Özgür-Der Geyve Temsilciliği Açıldı

Özgür-Der

Küresel ve yerel ölçekte zulmün derinleştiği ve koyulaştığı bir süreci soluyoruz. Her alanda İslami kimliğimizi çepeçevre saran kuşatma çemberi gittikçe yaşam alanımızı daraltırken küresel ve yerel istikbara karşı "tevhid, adalet ve özgürlük" meşalesini yükseltecek örgütlü mücadelenin gerekliliği de kaçınılmaz bir sorumluluk olarak önümüzde duruyor.

Allah'a kulluğumuzu bireysel olduğu gibi örgütlü bir eksende de gerçekleştirmek ve örnek Kur'an neslini inşa etmek üzere çeşitli şehirlerde kurumsal varlığını meydana getiren Özgür-Der, son olarak minik bir ilçede, Geyve'de temsilcilik olarak örgütlendi.

Sakarya'ya bağlı sevimli bir ilçe olan Geyve'de 14 Haziran'da bir program düzenleyen Özgür-Der Geyve Temsilciliği, bu vesileyle kuruluşunu duyurmuş oldu.
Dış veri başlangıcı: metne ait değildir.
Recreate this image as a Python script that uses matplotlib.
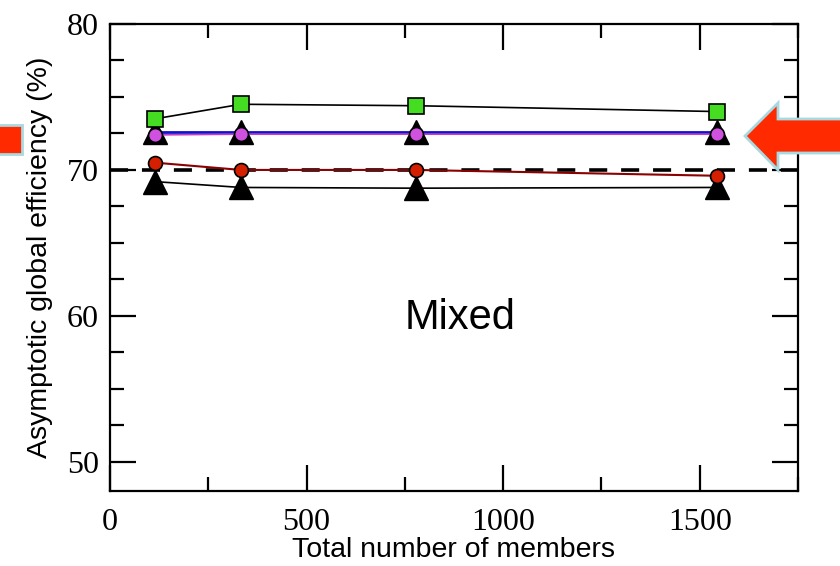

Başta Sapanca, Sakarya, Bursa ve İstanbul olmak üzere komşu şehirlerden katılımın gözlendiği açılış programı Kur'an-ı Kerim ve mealinin okunmasının ardından, Özgür-Der Genel Başkanı Hülya Şekerci ile Özgür-Der Sakarya Şube Başkanı Kadrican Mendi'nin selamlama konuşmalarıyla devam etti. Mendi ve Şekerci, nitelikli birlikteliklerin önemine işaret ederek örgütlü zulme karşı mücadelenin, ancak örgütlü bir mücadele ile gerçekleşebileceğini ifade ettiler ve bu temsilciliğin tevhidi mücadeleye ivme kazandıran mütevazı bir mevzi olmasını umut ettiklerini belirttiler.

Geyve halkının yoğun ilgi gösterdiği açılış programında Abdurrahman Dilipak, Ahmet Varol ve Hamza Türkmen'in katıldığı "Darbeler ve Özgürlükler" konulu bir de panel düzenlendi. Darbelerin İttihat Terakki'ye ve hatta daha öncesine uzanan köklerine işaret eden Dilipak, halkın darbeler ve çıkartılan kanunlarla nasıl sindirildiğine değindi. 1960'tan sonraki darbelerin mantığının "bu ülkenin bu halka bırakılmayacak kadar değerli olduğu" anlamına geldiğini belirten Dilipak, sözlerini bilgiye, dayanışmaya ve birlikteliğe vurgu yaparak bitirdi.

Dilipak'ın ardından söz alan Ahmet Varol, yaşadığı örnekler üzerinden darbelerin İslam dünyasından nasıl göründüğünü anlattı. Filistin'deki gündemin sıcaklığı ve katılımcıların da talebi üzerine sözü Filistin'e getiren Varol, konuyla ilgili sağlıklı bilgiler aktardı ve yaşananların "iç çatışma" değil, Siyonistlerin desteğini alan el-Fetih içindeki çetelerin provokasyonları olduğunu belirtti.

Son olarak söz alan Hamza Türkmen ise Geyve ve çevresindeki sorumlu Müslümanların çabaları ile açılan temsilciliğin önemine vurgu yaptıktan sonra darbelerin, insanın fıtri yapısına muhalif ve insanların fıtratlarına açık bir müdahale olduğunu söyledi. Darbelere ve militarist düzene karşı mücadelenin ise tevhid temelinde yürütülmesi gerektiğine dikkat çeken Türkmen, İslam düşmanı, yasakçı ve zorba rejime karşı İslami kimliği korumanın ve Kur'an temelli bir mücadele vermenin kaçınılmazlığına işaret etti.

Katılımcıların sorularının cevaplanmasının ardından Özgür-Derin çalışmalarını yansıtan sinevizyon gösterisiyle devam eden program, Grup Yürüyüş'ün mini bir dinletisiyle sona erdi.

Geyve'de Özgür-Der Temsilciliği olarak çalışmalarını sürdürecek kardeşlerimize çabalarının Rabbimizce desteklenmesini diliyor; tevhid, adalet, özgürlük mücadelesine Geyve'den soluk katmasını umuyoruz.